— WORK TO COMPLETE —
Transcribe the data in full and exactly, omitting any pictures.

— DATA TO USE —
****************

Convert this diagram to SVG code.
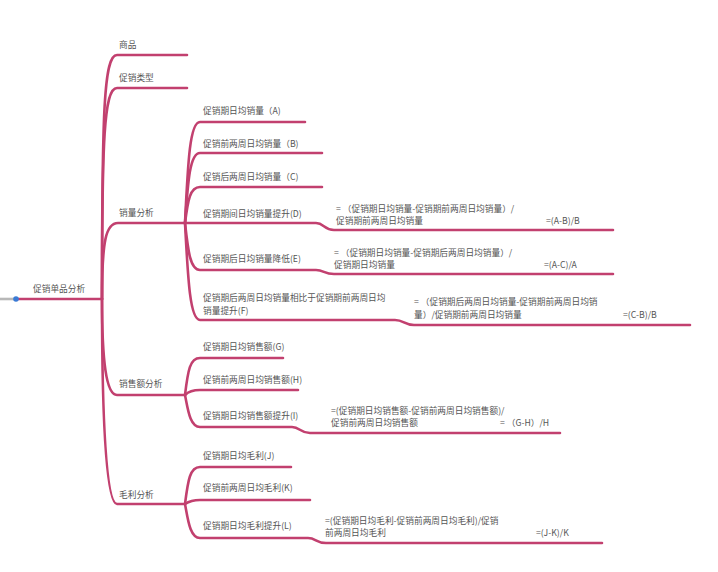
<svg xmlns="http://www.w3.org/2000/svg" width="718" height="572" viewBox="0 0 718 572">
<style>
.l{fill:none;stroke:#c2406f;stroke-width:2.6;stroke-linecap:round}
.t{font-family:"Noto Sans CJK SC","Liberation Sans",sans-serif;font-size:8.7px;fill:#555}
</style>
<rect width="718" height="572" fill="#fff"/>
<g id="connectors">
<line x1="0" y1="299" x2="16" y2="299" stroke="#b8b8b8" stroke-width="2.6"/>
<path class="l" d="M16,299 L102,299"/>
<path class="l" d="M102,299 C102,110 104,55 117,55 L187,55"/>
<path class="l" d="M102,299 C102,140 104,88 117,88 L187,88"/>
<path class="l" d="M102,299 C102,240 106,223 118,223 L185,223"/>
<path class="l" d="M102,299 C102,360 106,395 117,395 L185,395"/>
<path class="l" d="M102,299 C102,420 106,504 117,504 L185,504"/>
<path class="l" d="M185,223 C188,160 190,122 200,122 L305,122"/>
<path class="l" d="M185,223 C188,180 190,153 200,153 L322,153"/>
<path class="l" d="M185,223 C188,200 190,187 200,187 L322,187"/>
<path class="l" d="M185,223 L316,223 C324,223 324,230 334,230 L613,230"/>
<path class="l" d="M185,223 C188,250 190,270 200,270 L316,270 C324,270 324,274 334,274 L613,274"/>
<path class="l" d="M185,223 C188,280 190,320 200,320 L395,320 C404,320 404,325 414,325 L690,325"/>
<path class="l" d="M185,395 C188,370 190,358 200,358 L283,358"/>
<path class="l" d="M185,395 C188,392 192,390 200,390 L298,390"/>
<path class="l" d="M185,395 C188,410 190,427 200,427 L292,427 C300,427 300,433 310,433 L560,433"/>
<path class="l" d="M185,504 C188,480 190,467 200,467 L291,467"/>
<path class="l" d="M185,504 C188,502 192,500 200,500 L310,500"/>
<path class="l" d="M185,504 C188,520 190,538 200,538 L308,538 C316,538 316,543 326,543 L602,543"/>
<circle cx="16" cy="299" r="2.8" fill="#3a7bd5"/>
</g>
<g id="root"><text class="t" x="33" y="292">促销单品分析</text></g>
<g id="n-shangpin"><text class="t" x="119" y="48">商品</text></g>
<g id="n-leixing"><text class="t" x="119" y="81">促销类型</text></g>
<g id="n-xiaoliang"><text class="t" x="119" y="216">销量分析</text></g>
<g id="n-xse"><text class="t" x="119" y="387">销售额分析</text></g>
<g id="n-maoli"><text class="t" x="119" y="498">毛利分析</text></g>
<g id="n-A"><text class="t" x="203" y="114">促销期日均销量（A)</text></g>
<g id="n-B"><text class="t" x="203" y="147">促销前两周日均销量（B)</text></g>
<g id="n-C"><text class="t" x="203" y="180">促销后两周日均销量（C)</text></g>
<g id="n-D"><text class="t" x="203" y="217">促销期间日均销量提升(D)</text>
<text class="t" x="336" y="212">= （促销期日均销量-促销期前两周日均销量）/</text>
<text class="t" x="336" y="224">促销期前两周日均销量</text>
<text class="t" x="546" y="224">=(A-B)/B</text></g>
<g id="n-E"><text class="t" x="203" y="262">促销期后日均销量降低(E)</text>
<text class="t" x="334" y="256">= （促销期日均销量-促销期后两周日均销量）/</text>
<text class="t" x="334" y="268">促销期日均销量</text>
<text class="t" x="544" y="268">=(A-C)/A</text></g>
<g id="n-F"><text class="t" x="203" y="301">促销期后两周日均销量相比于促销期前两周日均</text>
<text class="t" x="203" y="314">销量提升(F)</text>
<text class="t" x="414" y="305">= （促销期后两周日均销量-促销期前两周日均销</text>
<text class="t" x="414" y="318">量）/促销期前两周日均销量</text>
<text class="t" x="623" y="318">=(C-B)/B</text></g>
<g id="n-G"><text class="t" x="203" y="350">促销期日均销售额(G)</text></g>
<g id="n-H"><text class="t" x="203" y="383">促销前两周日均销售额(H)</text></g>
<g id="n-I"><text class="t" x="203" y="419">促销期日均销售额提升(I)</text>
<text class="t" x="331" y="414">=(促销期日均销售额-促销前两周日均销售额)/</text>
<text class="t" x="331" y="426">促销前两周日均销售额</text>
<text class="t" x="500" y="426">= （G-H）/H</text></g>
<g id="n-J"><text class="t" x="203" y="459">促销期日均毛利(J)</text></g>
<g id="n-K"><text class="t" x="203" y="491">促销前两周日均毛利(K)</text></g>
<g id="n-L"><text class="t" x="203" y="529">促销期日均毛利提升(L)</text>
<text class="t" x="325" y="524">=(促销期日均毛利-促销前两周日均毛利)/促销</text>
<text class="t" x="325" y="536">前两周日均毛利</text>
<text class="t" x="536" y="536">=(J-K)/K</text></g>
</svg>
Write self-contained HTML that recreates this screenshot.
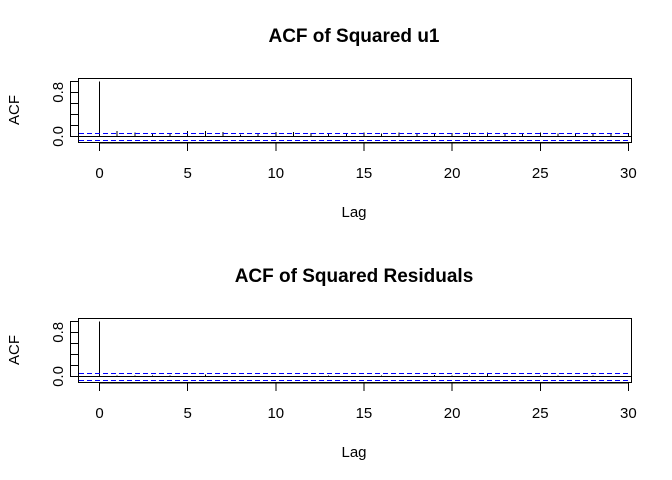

****************

— SOLUTION —
Convert this diagram to SVG code.
<svg xmlns="http://www.w3.org/2000/svg" width="718" height="572" viewBox="0 0 718 572">
<style>
.l{fill:none;stroke:#c2406f;stroke-width:2.6;stroke-linecap:round}
.t{font-family:"Noto Sans CJK SC","Liberation Sans",sans-serif;font-size:8.7px;fill:#555}
</style>
<rect width="718" height="572" fill="#fff"/>
<g id="connectors">
<line x1="0" y1="299" x2="16" y2="299" stroke="#b8b8b8" stroke-width="2.6"/>
<path class="l" d="M16,299 L102,299"/>
<path class="l" d="M102,299 C102,110 104,55 117,55 L187,55"/>
<path class="l" d="M102,299 C102,140 104,88 117,88 L187,88"/>
<path class="l" d="M102,299 C102,240 106,223 118,223 L185,223"/>
<path class="l" d="M102,299 C102,360 106,395 117,395 L185,395"/>
<path class="l" d="M102,299 C102,420 106,504 117,504 L185,504"/>
<path class="l" d="M185,223 C188,160 190,122 200,122 L305,122"/>
<path class="l" d="M185,223 C188,180 190,153 200,153 L322,153"/>
<path class="l" d="M185,223 C188,200 190,187 200,187 L322,187"/>
<path class="l" d="M185,223 L316,223 C324,223 324,230 334,230 L613,230"/>
<path class="l" d="M185,223 C188,250 190,270 200,270 L316,270 C324,270 324,274 334,274 L613,274"/>
<path class="l" d="M185,223 C188,280 190,320 200,320 L395,320 C404,320 404,325 414,325 L690,325"/>
<path class="l" d="M185,395 C188,370 190,358 200,358 L283,358"/>
<path class="l" d="M185,395 C188,392 192,390 200,390 L298,390"/>
<path class="l" d="M185,395 C188,410 190,427 200,427 L292,427 C300,427 300,433 310,433 L560,433"/>
<path class="l" d="M185,504 C188,480 190,467 200,467 L291,467"/>
<path class="l" d="M185,504 C188,502 192,500 200,500 L310,500"/>
<path class="l" d="M185,504 C188,520 190,538 200,538 L308,538 C316,538 316,543 326,543 L602,543"/>
<circle cx="16" cy="299" r="2.8" fill="#3a7bd5"/>
</g>
<g id="root"><text class="t" x="33" y="292">促销单品分析</text></g>
<g id="n-shangpin"><text class="t" x="119" y="48">商品</text></g>
<g id="n-leixing"><text class="t" x="119" y="81">促销类型</text></g>
<g id="n-xiaoliang"><text class="t" x="119" y="216">销量分析</text></g>
<g id="n-xse"><text class="t" x="119" y="387">销售额分析</text></g>
<g id="n-maoli"><text class="t" x="119" y="498">毛利分析</text></g>
<g id="n-A"><text class="t" x="203" y="114">促销期日均销量（A)</text></g>
<g id="n-B"><text class="t" x="203" y="147">促销前两周日均销量（B)</text></g>
<g id="n-C"><text class="t" x="203" y="180">促销后两周日均销量（C)</text></g>
<g id="n-D"><text class="t" x="203" y="217">促销期间日均销量提升(D)</text>
<text class="t" x="336" y="212">= （促销期日均销量-促销期前两周日均销量）/</text>
<text class="t" x="336" y="224">促销期前两周日均销量</text>
<text class="t" x="546" y="224">=(A-B)/B</text></g>
<g id="n-E"><text class="t" x="203" y="262">促销期后日均销量降低(E)</text>
<text class="t" x="334" y="256">= （促销期日均销量-促销期后两周日均销量）/</text>
<text class="t" x="334" y="268">促销期日均销量</text>
<text class="t" x="544" y="268">=(A-C)/A</text></g>
<g id="n-F"><text class="t" x="203" y="301">促销期后两周日均销量相比于促销期前两周日均</text>
<text class="t" x="203" y="314">销量提升(F)</text>
<text class="t" x="414" y="305">= （促销期后两周日均销量-促销期前两周日均销</text>
<text class="t" x="414" y="318">量）/促销期前两周日均销量</text>
<text class="t" x="623" y="318">=(C-B)/B</text></g>
<g id="n-G"><text class="t" x="203" y="350">促销期日均销售额(G)</text></g>
<g id="n-H"><text class="t" x="203" y="383">促销前两周日均销售额(H)</text></g>
<g id="n-I"><text class="t" x="203" y="419">促销期日均销售额提升(I)</text>
<text class="t" x="331" y="414">=(促销期日均销售额-促销前两周日均销售额)/</text>
<text class="t" x="331" y="426">促销前两周日均销售额</text>
<text class="t" x="500" y="426">= （G-H）/H</text></g>
<g id="n-J"><text class="t" x="203" y="459">促销期日均毛利(J)</text></g>
<g id="n-K"><text class="t" x="203" y="491">促销前两周日均毛利(K)</text></g>
<g id="n-L"><text class="t" x="203" y="529">促销期日均毛利提升(L)</text>
<text class="t" x="325" y="524">=(促销期日均毛利-促销前两周日均毛利)/促销</text>
<text class="t" x="325" y="536">前两周日均毛利</text>
<text class="t" x="536" y="536">=(J-K)/K</text></g>
</svg>
Write self-contained HTML that recreates this screenshot.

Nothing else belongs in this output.